Cats is one of the most dance-forward shows in musical theatre history, and that makes it extraordinary for recitals. Every single Jellicle cat has a distinct personality, movement style, and number of their own. There is no single lead role that swallows the production. Instead, the show is structured around a series of showcases, which means every dancer gets their moment and every class can claim a character. The Jellicle Ball at the heart of the show is essentially a dance competition within the show itself, which gives you built-in structure for a recital format. Memory is one of the most recognised songs in all of musical theatre, which means audiences arrive already emotionally primed. Parents and grandparents know that song and they will lean forward when Grizabella starts. Skimbleshanks gives your tappers a spectacular railway sequence. Victoria gives your classically trained dancers a pure ballet showcase. Mr. Mistoffelees gives your acro and turns specialists a full technical showpiece. The costumes are transformative in a way few shows match, because a leotard and cat ears can turn any dancer into a fully realised character with minimal expense and maximum stage impact.

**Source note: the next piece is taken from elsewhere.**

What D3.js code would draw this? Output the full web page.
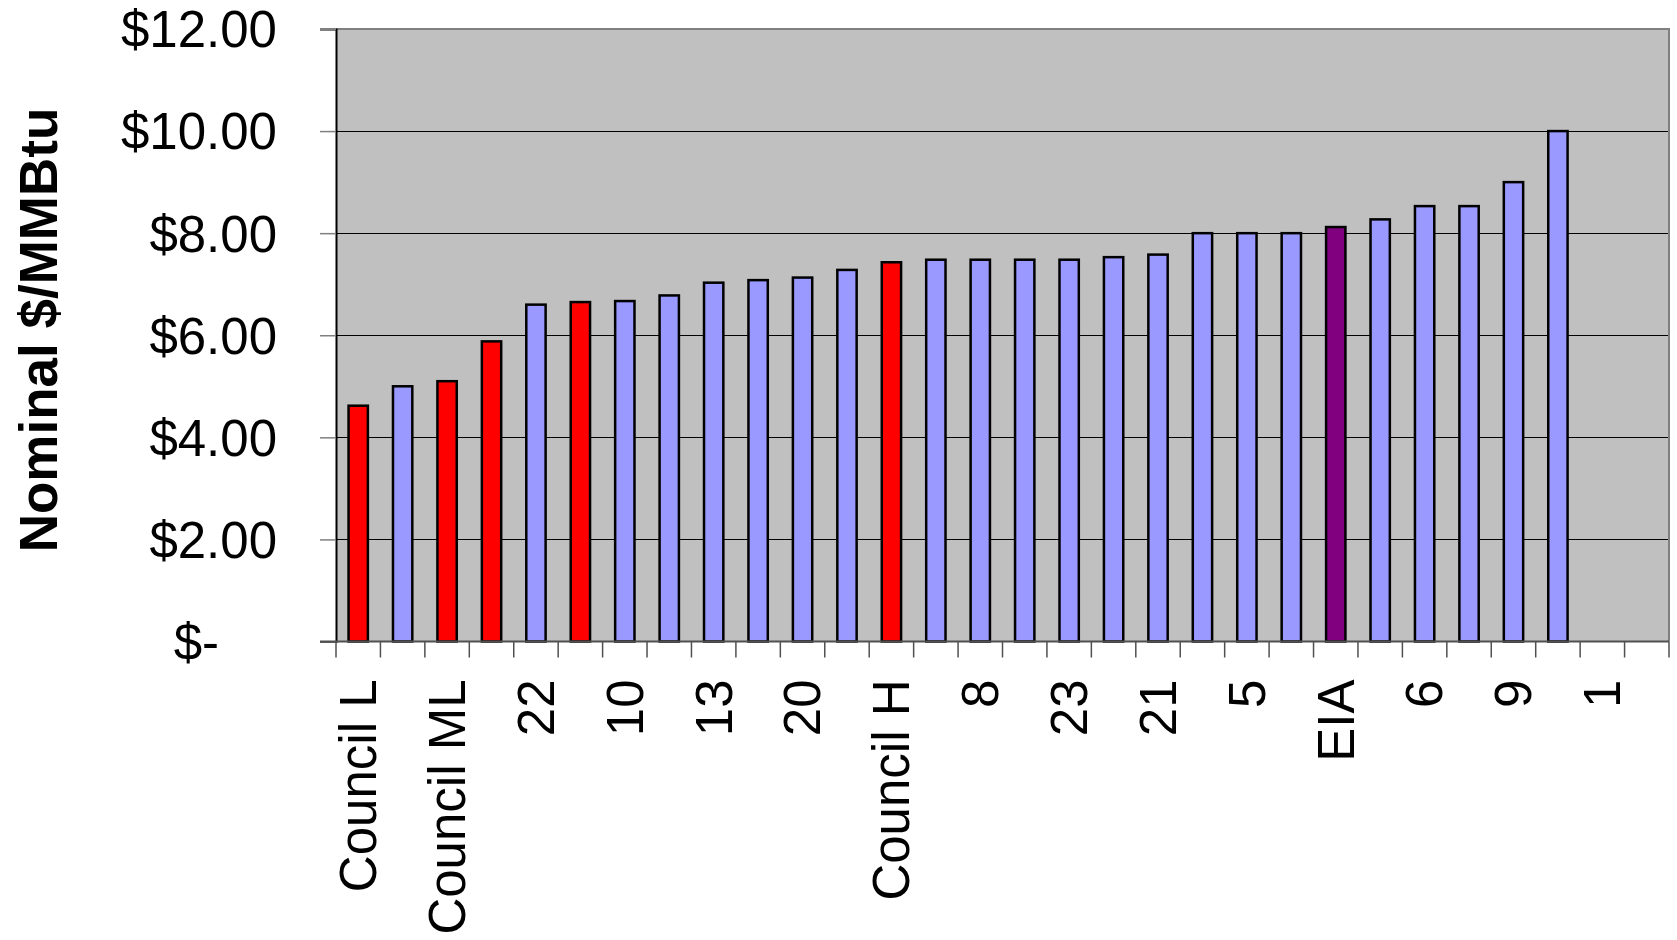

Cats is structured as a series of character showcases rather than a single narrative, which makes it uniquely suited to a recital format. Every cat has a distinct movement style that matches a different dance discipline. Victoria is ballet. Rum Tum Tugger is jazz. Grizabella is contemporary. Skimbleshanks is tap. Mr. Mistoffelees is acro and technical turns. This means you can programme the show around your studio's existing classes with minimal casting conflict. Every class gets their character and their moment. The costumes are one of the great practical advantages of this theme. A good quality leotard, a pair of cat ears, a tail, and strong makeup transforms a dancer into a fully realised Jellicle cat. The junkyard aesthetic means set pieces can be assembled from items most studios already own. Memory is one of the most emotionally resonant songs an audience will hear at a recital, and it will bring the house down every single time if staged with care. This is a show that was essentially built to be performed by dancers, and it shows.
Unitards are the foundation of every Jellicle cat costume and that consistency is a strength. The audience can immediately identify the show from the first entrance because every dancer shares the same base silhouette. From there, each character differentiates through colour, texture, accessories, and makeup. Invest in quality unitards in character-appropriate colours and build everything else on top.
Cat ears are the single most recognisable element and can be made inexpensively with wire frames covered in matching fabric. Tails should be attached at the back of the unitard rather than worn on a belt so they do not shift during movement. For makeup, the cat whiskers and nose are the key elements. Keep the whisker lines clean and dark so they read from the back row. Each character should have a distinct makeup palette: white and silver for Victoria, heavy kohl for Rum Tum Tugger, smudged and faded for Grizabella, crisp and ginger for Skimbleshanks.
The Jellicle junkyard is one of the most flexible set concepts in musical theatre. Oversized versions of everyday objects, car tyres, rusted pipes, old washing machines, discarded furniture, create the world without requiring a realistic build. Everything should be scaled up to make the cats look appropriately small within it. Spray paint in silvers, blacks, and rusted browns unifies found objects into a coherent aesthetic.
Moonlight is the defining lighting effect for this show. A blue-white wash with strong side lighting creates the night-time outdoor quality of the Jellicle world. Key moments such as Memory and the Heaviside Layer ascension benefit from a single tight spotlight that isolates the performer against darkness. If your venue has any haze capability, use it sparingly for the magical sequences. The Jellicle Ball itself should feel like a clearing in a junkyard lit by moonlight, with enough visibility for the full ensemble choreography to read but enough atmosphere to feel genuinely otherworldly.